ホワイトハウス国家安全保障会議報道官のエイドリアン・ワトソン氏は、「まったくのフィクション」と評し、中央情報局(CIA)の報道官もホワイトハウスの否定に同調し、この記事を「完全に、そして全くもって虚偽のもの」とコメントしました。
また、ノルウェー外務省も「これらの主張は虚偽である」と述べています。
まぁ、本当にやっていたとしても「自分がやりました」なんていう訳がありません。
ただ、アメリカとNATOはノルドストリームの損傷を「破壊行為」と呼び、スウェーデンとデンマークは、パイプラインは故意に爆破されたと結論づけたにも関わらず、誰に責任があるかは明らかにしていません。
頑丈なガスパイプラインが自然に壊れる訳がありませんから、誰かがやったと考えるのが自然です。
ハーシュ氏の記事で仕掛けたとされるC4爆弾はいわゆる「プラスチック爆弾」と呼ばれるもので、TNT換算で約1.34倍の威力があり、3.5kgあれば幅200mmの鉄製H鋼を切断できるとされています。
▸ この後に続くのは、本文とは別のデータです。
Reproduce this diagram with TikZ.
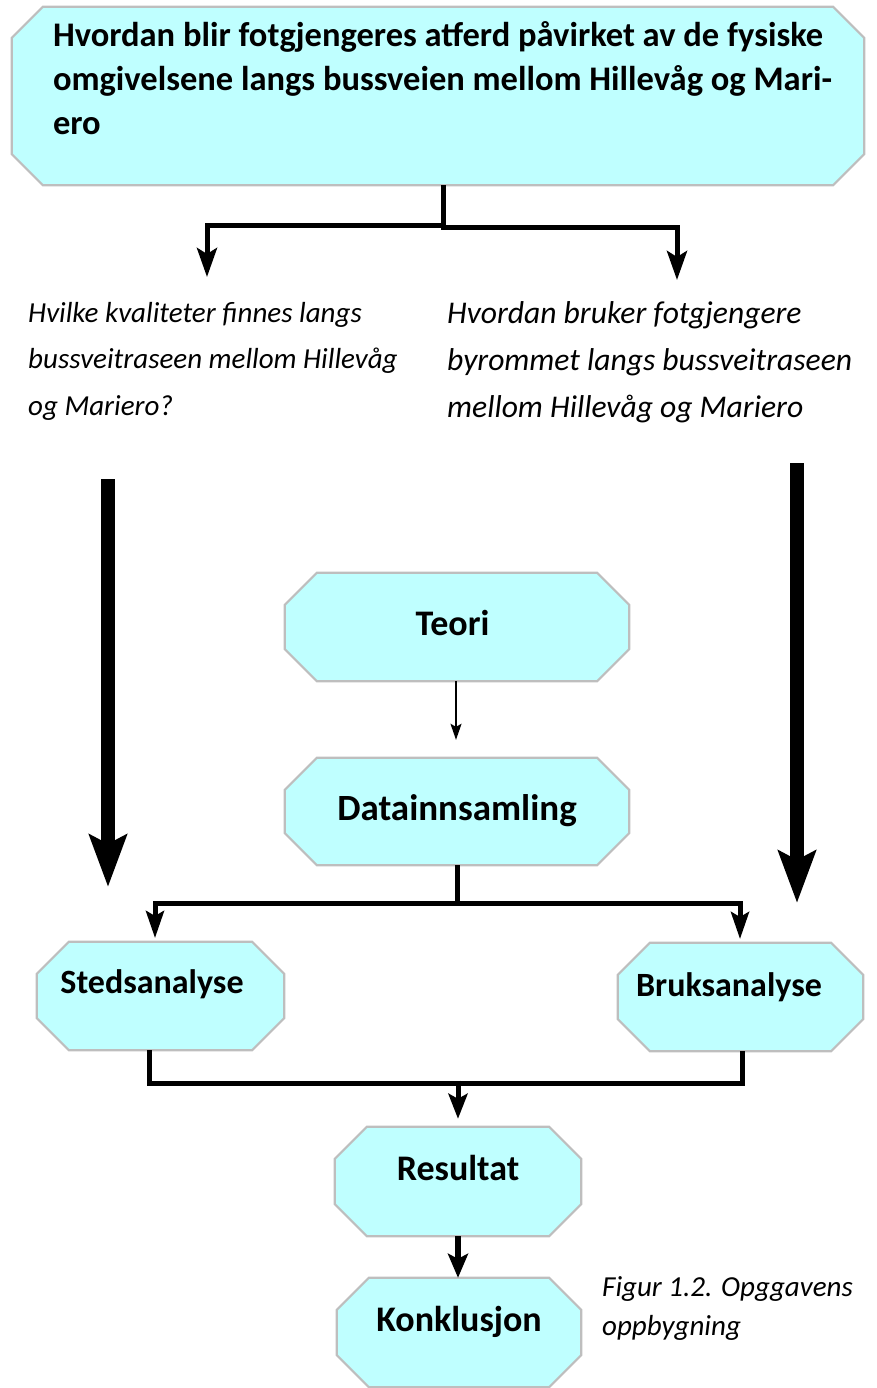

粘土状であるため、固形爆弾では難しい隙間にも詰め込められ、耐久性・信頼性・化学的安全性も高く、工作活動にはもってこいです。
3.真相を解明する必要がある
こうなると、ノルドストリーム破壊には西側諸国が関与していると繰り返し主張していたロシア政府が黙っている訳がありません。
2月8日、ロシア外務省のザハロワ報道官はハーシュ氏の記事に言及し、「米政権は全ての事実に対しコメントする必要がある」と述べ、翌9日にもグルシコ外務次官が「放置できない……調査は文字通り、水中に放置するような形で実施されている」と欧州諸国が調査結果を隠蔽しようとしていると非難し、アメリカに対して政治的あるいは法的措置を取る考えを示しました。
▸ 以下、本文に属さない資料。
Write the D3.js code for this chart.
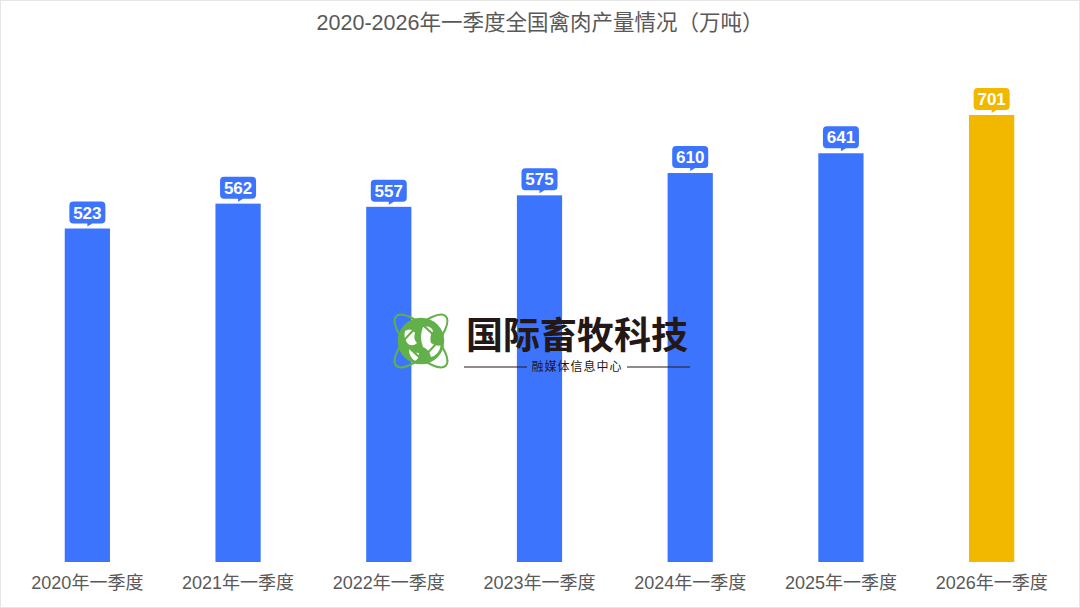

更に、ペスコフ大統領報道官も、記者団に対し、ブログを第一の情報源として扱うことには注意が必要としながらも、「分析の深さが際立っている」とし、これを看過するのは「不公平」と指摘。ハーシュ氏のブログ記事は注目されるべきで、西側の報道機関が十分に報じていないことに驚いていると述べました。
その上で「誰がこの破壊行為を行ったのか、真相を解明する必要がある……国際的な重要インフラに対する攻撃について開かれた国際的な調査が必要」とし、責任の所在を明らかにし、罰する必要があると述べています。
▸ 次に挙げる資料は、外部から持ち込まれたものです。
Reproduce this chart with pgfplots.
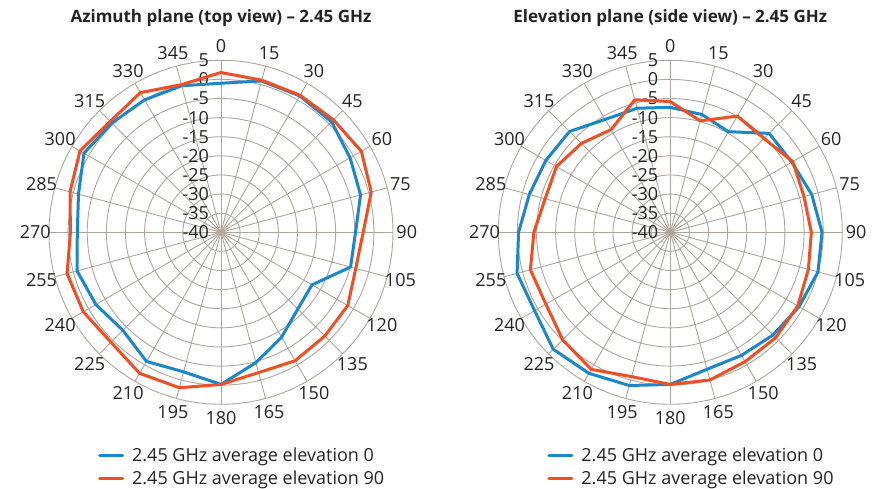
\documentclass[border=0pt]{standalone}
\usepackage{fontspec}
\setmainfont{Open Sans}
\usepackage{pgfplots}
\pgfplotsset{compat=1.18}
\usepackage{pgfplotstable}
\definecolor{cblue}{RGB}{27,134,204}
\definecolor{cred}{RGB}{240,78,35}
\definecolor{cgrid}{RGB}{175,165,155}
\definecolor{ctext}{RGB}{35,35,35}

% angle (deg, clockwise from top), value (dB) elevation 0 (b), elevation 90 (r)
\pgfplotstableread{
a b r
0 -1.0 1.8
15 1.0 1.2
30 1.2 1.4
45 0.9 1.6
60 -1.0 2.4
75 -2.2 0.7
90 -4.8 -2.8
105 -4.9 -3.5
120 -12.5 -1.7
135 -11.6 -1.6
150 -8.3 -1.2
165 -4.7 -2.0
180 -0.2 -0.2
195 -2.2 2.1
210 -1.0 2.6
225 -3.7 0.7
240 -2.2 1.6
255 -1.0 1.7
270 -2.4 -0.6
285 -1.4 0.9
300 1.4 2.6
315 0.4 1.0
330 0.0 2.2
345 -0.3 0.0
360 -1.0 1.8
}\azi

\pgfplotstableread{
a b r
0 -7.3 -5.8
15 -8.1 -9.8
30 -9.6 -4.9
45 -3.4 -5.3
60 -3.3 -3.0
75 -1.7 -3.8
90 -0.3 -3.1
105 0.0 -2.6
120 -1.1 -1.5
135 -2.0 -1.0
150 -2.8 -0.9
165 -2.9 0.0
180 -0.2 -0.2
195 1.5 -0.9
210 2.6 1.4
225 3.3 -0.2
240 1.0 -2.4
255 1.5 -2.1
270 -0.3 -4.3
285 -1.8 -6.1
300 -2.4 -5.6
315 -2.7 -7.1
330 -5.9 -9.0
345 -6.4 -4.1
360 -7.3 -5.8
}\ele

\tikzset{lab/.style={font=\fontsize{18}{20}\selectfont, text=ctext, inner sep=0pt}}

\pgfplotsset{
  polstyle/.style={
    hide axis, scale only axis, width=382.2pt, height=382.2pt,
    xmin=-50,xmax=50,ymin=-50,ymax=50, clip=false, anchor=center,
    legend style={draw=none, fill=none, inner sep=0pt,
      font=\fontsize{18}{21}\selectfont, text=ctext,
      at={(0.178,-0.062)}, anchor=north west, row sep=5pt,
      nodes={inner sep=1pt},
      /tikz/every even column/.append style={column sep=0pt}},
    legend cell align=left,
    legend image code/.code={\draw[##1, line width=3pt] (0pt,0pt) -- (23pt,0pt);},
    title style={at={(0.5,1.046)}, anchor=center,
      font=\bfseries\fontsize{17}{20}\selectfont, text=ctext},
  },
  ser/.style={line width=3pt, line join=round, line cap=round},
}

\newcommand\polgrid{%
  \pgfplotsinvokeforeach{5,10,...,45}{\draw[cgrid, line width=0.9pt] (axis cs:0,0) circle[radius=##1];}
  \pgfplotsinvokeforeach{0,15,...,345}{\draw[cgrid, line width=0.9pt] (axis cs:0,0) -- (axis cs:{45*sin(##1)},{45*cos(##1)});}
  \pgfplotsinvokeforeach{0,15,...,345}{\node[lab] at (axis cs:{48.6*sin(##1)},{48.6*cos(##1)}) {##1};}
  \node[lab, anchor=east] at (axis cs:-3.1,45) {5};
  \node[lab, anchor=east] at (axis cs:-3.1,40) {0};
  \node[lab, anchor=east] at (axis cs:-3.1,35) {-5};
  \node[lab, anchor=east] at (axis cs:-3.1,30) {-10};
  \node[lab, anchor=east] at (axis cs:-3.1,25) {-15};
  \node[lab, anchor=east] at (axis cs:-3.1,20) {-20};
  \node[lab, anchor=east] at (axis cs:-3.1,15) {-25};
  \node[lab, anchor=east] at (axis cs:-3.1,10) {-30};
  \node[lab, anchor=east] at (axis cs:-3.1,5) {-35};
  \node[lab, anchor=east] at (axis cs:-3.1,0) {-40};
}

\begin{document}
\begin{tikzpicture}[x=1pt,y=1pt]
\begin{axis}[polstyle, at={(221pt,255.7pt)}, title={Azimuth plane (top view) – 2.45 GHz}]
\polgrid
\addplot[ser, cblue] table[x expr={(\thisrow{b}+40)*sin(\thisrow{a})}, y expr={(\thisrow{b}+40)*cos(\thisrow{a})}] {\azi};
\addlegendentry{\hspace{7pt}2.45 GHz average elevation 0}
\addplot[ser, cred] table[x expr={(\thisrow{r}+40)*sin(\thisrow{a})}, y expr={(\thisrow{r}+40)*cos(\thisrow{a})}] {\azi};
\addlegendentry{\hspace{7pt}2.45 GHz average elevation 90}
\end{axis}
\begin{axis}[polstyle, at={(670.3pt,255.7pt)}, title={Elevation plane (side view) – 2.45 GHz}]
\polgrid
\addplot[ser, cblue] table[x expr={(\thisrow{b}+40)*sin(\thisrow{a})}, y expr={(\thisrow{b}+40)*cos(\thisrow{a})}] {\ele};
\addlegendentry{\hspace{7pt}2.45 GHz average elevation 0}
\addplot[ser, cred] table[x expr={(\thisrow{r}+40)*sin(\thisrow{a})}, y expr={(\thisrow{r}+40)*cos(\thisrow{a})}] {\ele};
\addlegendentry{\hspace{7pt}2.45 GHz average elevation 90}
\end{axis}
\pgfresetboundingbox
\path[use as bounding box] (0,0) rectangle (872,488);
\end{tikzpicture}
\end{document}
更に、ウォロジン下院議長も、「バイデン大統領とその共犯者」を裁判にかけるための国際調査の基礎にするべきだとし、アメリカは「テロ攻撃の被害を受けた国に補償金」を支払う必要があるとコメントしています。
現状では、ロシアが主張するような国際的な調査が行われる可能性は低いと思いますけれども、こんな話が今頃になって出てくること自体、流れが変わってきたことを感じさせなくもありませんし、少なくとも、アメリカに対する世論の印象が変ってくる可能性があります。
世界の世論がハーシュの記事にどう反応してくるのか分かりませんけれども、あるいはロシア・ウクライナ戦争にまで影響してくるかもしれませんね。